The Free Press Clause:

Some people have argued that (1) statutes and constitutions should generally not be read in ways that render particular provisions superfluous, and (2) therefore the Free Press Clause should be read as providing special protection for the institutional press, beyond what the Free Speech Clause provides for other speakers.

I generally agree with point (1), but I don't think that point (2) follows. Protection for the "freedom of speech, or of the press" can quite sensibly be understood as ensuring that both speech (spoken words) and press (printed words) are to be equally protected (and perhaps other communication would be protected as well).

Without the Free Press Clause, the First Amendment might have been understood as not covering material that is printed and thus capable of being broadly disseminated. (One can imagine a government official arguing that speech, or even a handwritten letter, is all well and good, but printed material is much more dangerous; in fact, English history had been full of similarly justified restrictions on printing.) Without the Free Speech Clause, the First Amendment might have been understood as only covering material that is printed and thus capable of being broadly disseminated. Reading both clauses as protecting the same context, albeit in both media, doesn't make either provision superfluous.

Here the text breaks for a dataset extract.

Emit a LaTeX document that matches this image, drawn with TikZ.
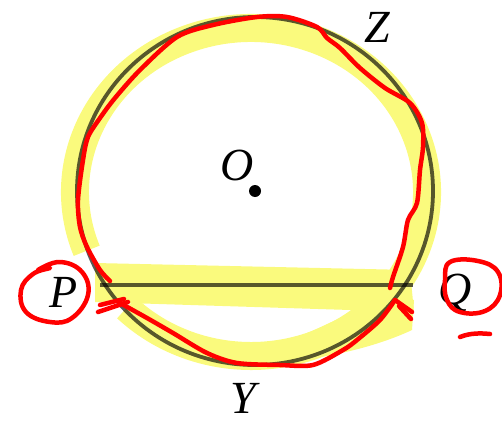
\documentclass[tikz,border=0pt]{standalone}
\usepackage{fontspec}
\setmainfont{Liberation Serif}
\begin{document}
\begin{tikzpicture}[x=1pt,y=-1pt,
  lbl/.style={font=\fontsize{46}{46}\selectfont\itshape, inner sep=0pt},
  hl/.style={draw=hlyellow, line width=28pt},
  pen/.style={draw=penred, line width=4.5pt, line cap=round, line join=round},
  geo/.style={draw=black, draw opacity=0.65, line width=3.8pt}]
\definecolor{hlyellow}{RGB}{250,250,125}
\definecolor{penred}{RGB}{255,0,0}
\useasboundingbox (0,0) rectangle (502,420);
\coordinate (O) at (255,191);
\coordinate (A) at (100,285);
\coordinate (B) at (413,285);
% highlighter
\draw[hl] (251,192) ++(159:176 and 164) arc [start angle=159, end angle=495, x radius=176, y radius=164];
\fill[hlyellow] (95,263) -- (410,270) -- (414,312) -- (95,302) -- cycle;
\fill[hlyellow] (290,340) .. controls (330,325) and (360,305) .. (395,298) -- (414,300) -- (412,330) .. controls (380,345) and (340,355) .. (300,360) -- cycle;
% geometry
\draw[geo] (O) ellipse [x radius=178, y radius=174];
\draw[geo] (A) -- (B);
\fill (O) circle (6);
% labels
\node[lbl] (Olbl) at (237,165) {O};
\node[lbl] (Z) at (377,27) {Z};
\node[lbl] (Y) at (243,398) {Y};
\node[lbl] (P) at (64,292) {P};
\node[lbl] (Q) at (455,293) {Q};
% red pen
\draw[pen] plot[smooth, tension=0.5] coordinates {(110,281) (100,270) (87,247) (80,227) (78,200) (83,160) (88,137) (100,118) (115,98) (140,70) (177,37) (213,25) (257,17) (287,17) (317,27) (327,38) (340,48) (360,68) (385,88) (410,103) (422,123) (423,147) (420,170) (417,203) (408,220) (403,247) (393,277) (390,288)};
\draw[pen] plot[smooth, tension=0.5] coordinates {(120,303) (147,318) (173,333) (207,353) (237,363) (280,365) (313,365) (343,350) (357,340) (380,320) (395,300)};
\draw[pen] (395,300) -- (412,312);
\draw[pen] (399,306) -- (411,319);
\draw[pen] (98,312) -- (128,302);
\draw[pen] (100,305) -- (124,299);
\draw[pen] plot[smooth cycle, tension=0.7] coordinates {(38,270) (60,262) (82,272) (88,295) (72,318) (50,322) (26,312) (21,290) (33,274) (50,268)};
\draw[pen] plot[smooth cycle, tension=0.7] coordinates {(450,262) (478,261) (498,272) (500,295) (485,311) (460,312) (447,300) (445,280)};
\draw[pen] (460,337) .. controls (470,333) and (480,333) .. (490,334);
\end{tikzpicture}
\end{document}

Indeed, modern discussions of freedom of speech often cast it broadly enough to cover all communication, whatever the medium. But this broad understanding of the provision was likely itself molded by the breadth of the "freedom of speech, or of the press" language. To the extent that even newspaper publication is often described as protected under the Free Speech Clause, that's so precisely because the accompanying Free Press Clause has created a legally culture in which printed speech is as seen as no less protected than other speech.

I should note that, even independently of the above, I don't think the "press" must refer to the press as a business, as opposed to the press as a technology. But in any event, "freedom of speech, or of the press" strikes me as providing equal protection under both clauses, not special protection under one or the other.